Abduction, this “third way,” can help to answer the question of how Nietzsche’s prophecy mgiht be made visible, or manifest itself, in the present.
At once empirical and abstract, abduction’s “tacking back and forth between the past, present and future” can provide escape routes from the future by sabotaging the sanctity of the present.
Abduction not only sabotages time, like Nietzsche, but also, like Nietzsche, sabotages norms. “Abduction,” they explain, “thrives in the vibrations between the is and the ought, consummately modern yet augmented by anticipation in ways that undermine the certainties on which modernity thrives.”
Nietzsche’s ghostly anticipations, nauseating abductions, quivering vibrations, and dizzying leaps disturb and kidnap anyone’s purchase on the future.
If Nietzsche’s preacher-prophet, his he-who-anticipates, teaches us anything, it is a way of being in which one “inhabits time out of place as the future.” Isn’t this what the Eternal Return—an experiment that forces us to revaluate our conception of the present by reshuffling of our attitude towards the past—teaches too?
Part of Nietzsche’s project is to force readers to make demands of the present. But it is only possible to work on the present by hailing imaginaries to help us perceive its alien futures.
The work of abduction, in Nietzsche, is embodied by his aphorisms: his flashes make the reader perform the shuffling and stitching and reweaving between alternate and contingent time zones.
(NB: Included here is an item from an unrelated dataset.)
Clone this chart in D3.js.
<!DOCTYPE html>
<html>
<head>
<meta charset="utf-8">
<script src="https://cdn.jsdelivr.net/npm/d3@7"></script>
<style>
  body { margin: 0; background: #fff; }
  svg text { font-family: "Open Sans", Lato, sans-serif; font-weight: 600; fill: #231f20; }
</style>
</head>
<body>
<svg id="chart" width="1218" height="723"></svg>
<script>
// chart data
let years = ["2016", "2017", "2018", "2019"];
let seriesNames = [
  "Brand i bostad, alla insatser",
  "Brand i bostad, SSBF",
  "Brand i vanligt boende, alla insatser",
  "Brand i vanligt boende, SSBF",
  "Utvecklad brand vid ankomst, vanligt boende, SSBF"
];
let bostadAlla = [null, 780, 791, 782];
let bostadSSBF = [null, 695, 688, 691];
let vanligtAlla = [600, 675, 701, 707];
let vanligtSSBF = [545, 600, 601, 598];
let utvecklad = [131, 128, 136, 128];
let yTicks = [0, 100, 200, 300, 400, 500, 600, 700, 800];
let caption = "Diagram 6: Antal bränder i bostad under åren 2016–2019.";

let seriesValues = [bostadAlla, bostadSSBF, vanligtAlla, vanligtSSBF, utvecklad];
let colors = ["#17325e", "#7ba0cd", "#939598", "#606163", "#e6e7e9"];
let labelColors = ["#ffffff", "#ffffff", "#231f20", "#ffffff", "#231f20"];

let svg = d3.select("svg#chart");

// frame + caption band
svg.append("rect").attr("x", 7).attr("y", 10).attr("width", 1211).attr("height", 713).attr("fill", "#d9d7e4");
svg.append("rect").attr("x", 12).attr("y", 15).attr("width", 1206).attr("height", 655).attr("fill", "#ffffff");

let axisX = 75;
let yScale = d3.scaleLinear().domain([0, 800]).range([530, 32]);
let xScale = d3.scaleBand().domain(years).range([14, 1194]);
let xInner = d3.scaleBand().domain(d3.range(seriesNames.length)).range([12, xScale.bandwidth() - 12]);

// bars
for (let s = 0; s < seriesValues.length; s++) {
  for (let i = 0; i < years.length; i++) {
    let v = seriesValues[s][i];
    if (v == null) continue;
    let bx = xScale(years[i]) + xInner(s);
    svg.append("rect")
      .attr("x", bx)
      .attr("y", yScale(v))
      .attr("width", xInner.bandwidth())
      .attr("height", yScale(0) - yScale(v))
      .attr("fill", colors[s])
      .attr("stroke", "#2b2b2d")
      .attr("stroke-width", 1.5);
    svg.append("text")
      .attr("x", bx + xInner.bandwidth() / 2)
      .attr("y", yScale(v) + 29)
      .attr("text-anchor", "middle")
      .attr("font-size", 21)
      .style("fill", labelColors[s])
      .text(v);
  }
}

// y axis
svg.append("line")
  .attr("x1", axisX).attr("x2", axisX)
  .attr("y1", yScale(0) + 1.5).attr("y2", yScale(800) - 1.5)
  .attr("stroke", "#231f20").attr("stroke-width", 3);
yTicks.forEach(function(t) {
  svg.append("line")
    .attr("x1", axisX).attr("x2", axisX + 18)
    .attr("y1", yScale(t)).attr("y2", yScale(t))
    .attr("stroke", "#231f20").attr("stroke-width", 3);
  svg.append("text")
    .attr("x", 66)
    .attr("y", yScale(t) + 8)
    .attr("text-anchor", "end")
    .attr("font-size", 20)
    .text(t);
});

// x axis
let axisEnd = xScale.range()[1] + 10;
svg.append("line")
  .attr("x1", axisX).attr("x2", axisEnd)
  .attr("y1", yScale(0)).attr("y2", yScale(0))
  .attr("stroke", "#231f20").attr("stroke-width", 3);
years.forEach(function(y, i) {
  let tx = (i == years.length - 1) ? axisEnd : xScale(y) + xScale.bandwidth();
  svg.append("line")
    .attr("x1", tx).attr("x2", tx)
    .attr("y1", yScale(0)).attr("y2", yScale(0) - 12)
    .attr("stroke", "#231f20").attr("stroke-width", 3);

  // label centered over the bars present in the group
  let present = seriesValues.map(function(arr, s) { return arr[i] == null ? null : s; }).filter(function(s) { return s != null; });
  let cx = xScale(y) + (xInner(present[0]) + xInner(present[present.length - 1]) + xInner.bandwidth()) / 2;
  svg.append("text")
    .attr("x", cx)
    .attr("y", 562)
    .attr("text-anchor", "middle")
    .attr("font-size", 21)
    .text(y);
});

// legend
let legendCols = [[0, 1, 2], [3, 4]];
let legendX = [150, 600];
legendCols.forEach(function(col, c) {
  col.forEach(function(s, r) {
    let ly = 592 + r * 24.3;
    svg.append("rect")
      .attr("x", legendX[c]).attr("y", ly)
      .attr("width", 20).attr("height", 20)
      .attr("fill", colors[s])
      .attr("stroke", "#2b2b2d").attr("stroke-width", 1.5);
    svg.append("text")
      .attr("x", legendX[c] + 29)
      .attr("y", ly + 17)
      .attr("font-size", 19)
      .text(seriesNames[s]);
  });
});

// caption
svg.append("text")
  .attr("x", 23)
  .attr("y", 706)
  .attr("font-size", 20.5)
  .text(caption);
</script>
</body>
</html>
Unlike the sheared sentences and hedged paragraphs of hypotactic prose (with all of its guideposts and signifying topiary), bundles of aphorisms (such the entirety of The Gay Science) never guide the reader toward absolute meaning.
Out of joint, the arrows of the aphorism point every which way. They are as cryptic as they are elucidating. They cause us to take leaps, to leap without faith, to be daring, to dare—above all, to live dangerously.
As for Nietzsche, he had the most serious reason for these space travels: not needing reason at all.